Berthe Morisot, 1891. Peintre de la vie moderne, elle n’eut de cesse de fixer ce qui par nature est éphémère, des moments fugaces de lumière et de mouvement, et de brouiller les frontières, entre intérieur et extérieur, privé et public, fini ou non fini. (Site Musée d’Orsay)
« Quand je voyage, je ne perçois que l’instant présent qui nous appartient. Il devrait en être ainsi tous les jours. Dans ces moments-là, j’ai senti les odeurs, la sensation de toucher, le son et le goût, les couleurs. Je vous invite au voyage de ces instants, mangeons des gâteaux avec le thé.
Ce gâteau au chocolat représente la terre comme notre corps. Et le grand Vert, une plante symbole de la vie. Quand la vie rejoint le ciel, il reste la terre seule, et le partage avec le public. Puis, je les invite au moment du voyage, avec un bol de thé. »Écrivait-elle lors d’une performance 2016
Une vision du confinement : la réalité de l’autre
Le poisson tourne, la caméra tourne autour de lui, autour des humains.
Ici, c’est le poisson qui est confiné, dans une eau claire. Qui regarde qui, du poisson ou du spectateur ? Il n’est pas seul, il y a d’autres aquariums dans la façade. Peut-on parler encore aujourd’hui de la beauté du « confinement piscicole » ? Qu’en sait-on ? Des associations de respect des animaux militent contre la pêche, d’autres commencent à s’en prendre aux poissons rouges. Ouf, celui-ci est bleu.
Les deux amies qui rient ne sont pas, elles, confinées dans le Café Deepest Place. La porte est largement ouverte sur un jardin lumineux. Situation que chacun retrouvera à la fin du confinement.
Un imaginaire nourri des contes de fées japonais
Si Asamï Nishimura fait de ses rêves d’aujourd’hui des œuvres et des objets, elle est imprégnée de la culture des contes japonais : par exemple le palais merveilleux sous-marin Ryūgū-jō et l’histoire de Urashima Tarō, dont il existe de multiples versions, et qui a été reprise dans d’autres cultures. Lire. Télécharger le conte en français
Urashima Tarō est un pêcheur qui sauva une tortue se faisant malmener par des Ry enfants.
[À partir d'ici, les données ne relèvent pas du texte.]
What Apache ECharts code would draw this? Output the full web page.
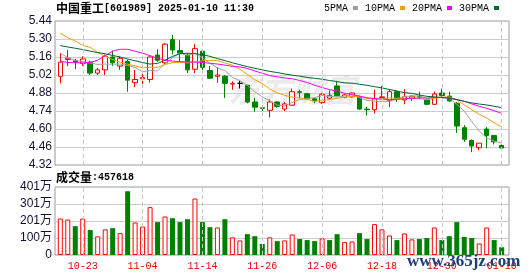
<!DOCTYPE html>
<html><head><meta charset="utf-8">
<script src="https://cdn.jsdelivr.net/npm/echarts/dist/echarts.min.js"></script>
<style>html,body{margin:0;padding:0;background:#fff}#c{width:530px;height:276px}</style>
</head><body><div id="c"></div>
<script>
const stockName = '中国重工';
const stockCode = '601989';
const stamp = '2025-01-10 11:30';
const dates = ['10-18','10-21','10-22','10-23','10-24','10-25','10-28','10-29','10-30','10-31',
  '11-01','11-04','11-05','11-06','11-07','11-08','11-11','11-12','11-13','11-14',
  '11-15','11-18','11-19','11-20','11-21','11-22','11-25','11-26','11-27','11-28',
  '11-29','12-02','12-03','12-04','12-05','12-06','12-09','12-10','12-11','12-12',
  '12-13','12-16','12-17','12-18','12-19','12-20','12-23','12-24','12-25','12-26',
  '12-27','12-30','12-31','01-02','01-03','01-06','01-07','01-08','01-09','01-10'];
const tickLabels = ['10-23','11-04','11-14','11-26','12-06','12-18','12-30','01-10'];
const open = [5.01,5.14,5.13,5.11,5.12,5.035,5.06,5.16,5.09,5.125,
  4.96,4.99,4.985,5.175,5.115,5.295,5.21,5.175,5.065,5.205,
  5.055,5.01,5.01,4.95,4.955,4.94,4.81,4.765,4.745,4.81,
  4.755,4.785,4.89,4.875,4.835,4.805,4.84,4.935,4.845,4.85,
  4.85,4.755,4.75,4.845,4.82,4.89,4.826,4.84,4.853,4.826,
  4.792,4.88,4.855,4.80,4.61,4.51,4.455,4.60,4.55,4.472];
const close = [5.12,5.15,5.12,5.145,5.035,5.06,5.165,5.115,5.15,4.98,
  4.985,5.00,5.16,5.135,5.26,5.215,5.19,5.06,5.225,5.08,
  4.995,5.02,4.955,4.955,4.955,4.81,4.77,4.76,4.81,4.775,
  4.795,4.89,4.885,4.835,4.82,4.87,4.862,4.858,4.865,4.88,
  4.755,4.75,4.835,4.85,4.89,4.84,4.85,4.855,4.85,4.792,
  4.872,4.86,4.818,4.623,4.52,4.468,4.49,4.55,4.50,4.452];
const low = [4.955,5.09,5.065,5.09,5.02,5.02,5.02,5.09,5.06,4.89,
  4.925,4.94,4.96,5.12,5.10,5.18,5.12,5.035,5.035,5.05,
  4.99,4.96,4.84,4.905,4.915,4.80,4.735,4.74,4.69,4.765,
  4.74,4.78,4.84,4.825,4.80,4.795,4.83,4.855,4.84,4.845,
  4.75,4.705,4.72,4.84,4.77,4.81,4.792,4.818,4.831,4.785,
  4.787,4.85,4.813,4.57,4.50,4.42,4.435,4.45,4.48,4.437];
const high = [5.19,5.215,5.145,5.165,5.13,5.075,5.18,5.21,5.165,5.14,
  5.06,5.06,5.165,5.22,5.27,5.33,5.29,5.19,5.26,5.215,
  5.09,5.08,5.02,4.97,4.975,4.945,4.84,4.78,4.83,4.815,
  4.81,4.915,4.905,4.88,4.84,4.88,4.90,4.975,4.87,4.885,
  4.86,4.775,4.905,4.935,4.91,4.90,4.909,4.862,4.89,4.83,
  4.89,4.914,4.89,4.81,4.63,4.52,4.49,4.615,4.55,4.48];
// volume in 万 (10k shares)
const volume = [215,209,170,215,147,110,151,158,129,376,
  192,168,282,194,227,217,194,211,333,194,
  164,162,211,104,86,123,111,65,104,82,
  86,121,94,88,82,98,88,123,76,80,
  129,94,182,151,115,88,127,92,94,100,
  162,88,111,194,106,100,68,162,88,45.7618];
const ma5 = [5.19,5.155,5.134,5.124,5.114,5.102,5.105,5.104,5.105,5.094,
  5.079,5.046,5.055,5.052,5.108,5.154,5.192,5.172,5.19,5.154,
  5.11,5.076,5.055,5.001,4.976,4.939,4.889,4.85,4.821,4.785,
  4.782,4.806,4.831,4.836,4.845,4.86,4.854,4.849,4.855,4.867,
  4.844,4.822,4.817,4.814,4.816,4.833,4.853,4.857,4.857,4.837,
  4.844,4.846,4.838,4.793,4.739,4.658,4.584,4.53,4.506,4.492];
const ma10 = [5.345,5.31,5.285,5.25,5.235,5.195,5.165,5.14,5.12,5.104,
  5.091,5.076,5.08,5.079,5.101,5.117,5.119,5.114,5.121,5.131,
  5.132,5.134,5.114,5.096,5.065,5.025,4.983,4.953,4.911,4.881,
  4.861,4.848,4.841,4.829,4.815,4.821,4.83,4.84,4.846,4.856,
  4.852,4.838,4.833,4.835,4.842,4.839,4.837,4.837,4.836,4.827,
  4.838,4.849,4.848,4.825,4.788,4.751,4.715,4.684,4.649,4.615];
const ma20 = [5.125,5.118,5.115,5.115,5.118,5.135,5.17,5.205,5.22,5.22,
  5.205,5.19,5.17,5.15,5.135,5.128,5.124,5.122,5.12,5.118,
  5.111,5.105,5.097,5.087,5.083,5.071,5.051,5.033,5.016,5.006,
  4.996,4.991,4.977,4.962,4.94,4.923,4.906,4.896,4.878,4.868,
  4.856,4.843,4.837,4.832,4.828,4.83,4.834,4.839,4.841,4.841,
  4.845,4.844,4.84,4.83,4.815,4.795,4.776,4.761,4.742,4.721];
const ma30 = [5.248,5.238,5.228,5.218,5.205,5.195,5.185,5.172,5.16,5.145,
  5.13,5.117,5.105,5.11,5.135,5.165,5.185,5.19,5.185,5.178,
  5.165,5.148,5.132,5.115,5.1,5.085,5.072,5.06,5.048,5.039,
  5.028,5.019,5.011,5.001,4.994,4.987,4.977,4.969,4.959,4.956,
  4.948,4.94,4.929,4.92,4.907,4.895,4.883,4.877,4.864,4.854,
  4.85,4.845,4.84,4.829,4.815,4.803,4.794,4.787,4.777,4.766];
const maNames = ['5PMA','10PMA','20PMA','30PMA'];

const RED = '#ff0000', GREEN = '#008000';
const maColors = ['#a0a0a0','#f0a000','#ff00ff','#006633'];
const tickIdx = tickLabels.map(t => dates.indexOf(t));

const kData = dates.map((d, i) => {
  const item = { value: [i, open[i], close[i], low[i], high[i]] };
  if (open[i] === close[i]) item.itemStyle = { color: '#000', color0: '#000', borderColor: '#000', borderColor0: '#000' };
  return item;
});
const volData = volume.map((v, i) => {
  const up = i === 0 ? close[0] >= open[0] : close[i] >= close[i - 1];
  return { value: [i, v], itemStyle: up ? { color: '#fff', borderColor: RED, borderWidth: 1 } : { color: GREEN, borderColor: GREEN, borderWidth: 0 } };
});
const X_MIN = -0.71, X_MAX = 59.98;
const lastVol = Math.round(volume[volume.length - 1] * 10000);
const mono = 'Liberation Mono';
const cjk = 'Noto Sans CJK SC';
function vLines() {
  return {
    silent: true, symbol: ['none', 'none'], label: { show: false }, animation: false,
    lineStyle: { color: '#c8c8c8', type: [4, 3], width: 1 },
    data: tickIdx.map(i => ({ xAxis: i }))
  };
}
// invisible carrier series for the vertical dashed date lines (drawn beneath the marks)
function gridLineSeries(xi, yi, yVal) {
  return { type: 'line', xAxisIndex: xi, yAxisIndex: yi, z: 1, silent: true, symbol: 'none',
    data: tickIdx.map(i => [i, yVal]), lineStyle: { opacity: 0, width: 0 }, markLine: vLines() };
}

const chart = echarts.init(document.getElementById('c'), null, { renderer: 'canvas' });
chart.setOption({
  animation: false,
  backgroundColor: '#fff',
  title: [
    { text: '{a|' + stockName + '}{b|[' + stockCode + '] ' + stamp + '}', left: 56, top: 1, padding: 0,
      textStyle: { rich: { a: { fontFamily: cjk, fontSize: 12, color: '#000', lineHeight: 14 }, b: { fontFamily: mono, fontSize: 10, color: '#000', lineHeight: 14 } } } },
    { text: '{a|成交量}{b|:' + lastVol + '}', left: 56, top: 170, padding: 0,
      textStyle: { rich: { a: { fontFamily: cjk, fontSize: 12, color: '#000', lineHeight: 14 }, b: { fontFamily: mono, fontSize: 10, color: '#000', lineHeight: 14 } } } }
  ],
  legend: {
    data: maNames, left: 324, top: 3, align: 'right', icon: 'rect', itemWidth: 5, itemHeight: 4, itemGap: 7,
    selectedMode: false, padding: 0,
    textStyle: { fontFamily: mono, fontSize: 10, color: '#000' }
  },
  grid: [
    { left: 55, top: 21, width: 454, height: 144, show: true, borderColor: '#999', borderWidth: 1, backgroundColor: 'transparent' },
    { left: 55, top: 187, width: 454, height: 68, show: true, borderColor: '#999', borderWidth: 1, backgroundColor: 'transparent' }
  ],
  xAxis: [
    { type: 'value', gridIndex: 0, min: X_MIN, max: X_MAX, axisLine: { show: false },
      axisTick: { show: false }, axisLabel: { show: false }, splitLine: { show: false } },
    { type: 'value', gridIndex: 1, min: X_MIN, max: X_MAX, axisLine: { show: false },
      axisTick: { show: false }, splitLine: { show: false },
      axisLabel: { show: true, customValues: tickIdx, formatter: v => dates[Math.round(v)], color: '#ee0000', fontFamily: mono, fontSize: 10, margin: 6 } }
  ],
  yAxis: [
    { type: 'value', gridIndex: 0, min: 4.32, max: 5.44, interval: 0.14, axisLine: { show: false }, axisTick: { show: false },
      axisLabel: { formatter: v => v.toFixed(2), color: '#111133', fontFamily: 'Liberation Sans', fontSize: 12, margin: 3 },
      splitLine: { lineStyle: { color: '#cccccc', width: 1 } } },
    { type: 'value', gridIndex: 1, min: 0, max: 401, interval: 100.25, axisLine: { show: false }, axisTick: { show: false },
      axisLabel: { formatter: v => v === 0 ? '0' : Math.round(v) + '万', color: '#111133', fontFamily: 'Liberation Sans, ' + cjk, fontSize: 12, margin: 3 },
      splitLine: { lineStyle: { color: '#cccccc', width: 1 } } }
  ],
  graphic: [
    { type: 'text', left: 228, top: 74, z: -10, silent: true,
      style: { text: '东方财富', font: 'bold italic 32px "Noto Sans CJK SC"', fill: '#ebebeb' } },
    { type: 'text', left: 407, top: 253, z: 100, silent: true,
      style: { text: 'www.365jz.com', font: 'bold 17px "Liberation Serif"', fill: '#1f3d7a' } }
  ],
  series: [
    gridLineSeries(0, 0, 4.32),
    gridLineSeries(1, 1, 0),
    { type: 'candlestick', name: 'K', xAxisIndex: 0, yAxisIndex: 0, data: kData, encode: { x: 0, y: [1, 2, 3, 4] },
      barWidth: 5, silent: true, z: 2,
      itemStyle: { color: '#fff', color0: GREEN, borderColor: RED, borderColor0: GREEN, borderWidth: 1 } },
    ...[ma5, ma10, ma20, ma30].map((arr, k) => ({
      type: 'line', name: maNames[k], xAxisIndex: 0, yAxisIndex: 0, data: arr.map((v, i) => [i, v]),
      showSymbol: false, symbol: 'none', silent: true, color: maColors[k], lineStyle: { width: 1, color: maColors[k] }, z: 3
    })),
    { type: 'bar', name: 'VOL', xAxisIndex: 1, yAxisIndex: 1, data: volData, barWidth: 5, silent: true, z: 2 }
  ]
});
</script></body></html>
Le lendemain, une gigantesque tortue vint à sa rencontre : la tortue qu’il avait sauvée était la fille du roi de l’océan, qui voulait le voir pour le récompenser. Il fut récompensé par un séjour à Ryūgū-jō, le palais sous-marin de Ryūjin. La tortue sauvée s’était transformée en jolie princesse, et il passa un long moment à ses côtés. Mais Urashima commença à souffrir du mal du pays. Elle l’autorisa alors à retourner chez lui et lui offrit un coffret incrusté de joyaux, la Tamatebako en lui disant de ne pas l’ouvrir. De retour chez lui, Urashima découvrit que plus de trois cents ans s’étaient écoulés depuis son départ et que plus personne ne se souvenait de lui ou de ses contemporains. Dépressif, il retourna sur la plage où il se souvint du coffret qui lui avait été offert avant son départ. Il l’ouvrit, libérant un nuage de fumée blanche ; il se mit à vieillir soudainement, se transforma en grue et s’installa sur le mont Horai : le coffret contenait son âge réel. (Wikipedia)
Cette histoire est surtout à l’origine d’un des premiers films d’animation japonais, en 1918 ; émouvant. Voir vidéo.
Les précédentes interventions de Asamï Nishimura à Saint-Merry
En 2010, Asamï Nishimura, toute jeune lauréate avec félicitation de l’école des Beaux Arts, y réalisa la première exposition d’été>>>, avec une immense toile dans la nef et une installation en carton dans une chapelle.
Le 12 juillet 2018, elle inaugura l’exposition d’été liée à la Biwako Biennale, « Beyond », par une performance avec oiseau. Voir film sur Voir et Dire >>>.
L’artiste entretient des liens forts avec la nature et ses animaux. Ici le poisson bleu s’est substitué à la perruche nichée dans ses cheveux.
Le bizarre et la poésie font bien partie de la continuité de son projet artistique ; la beauté de ses œuvres passe par cette voie.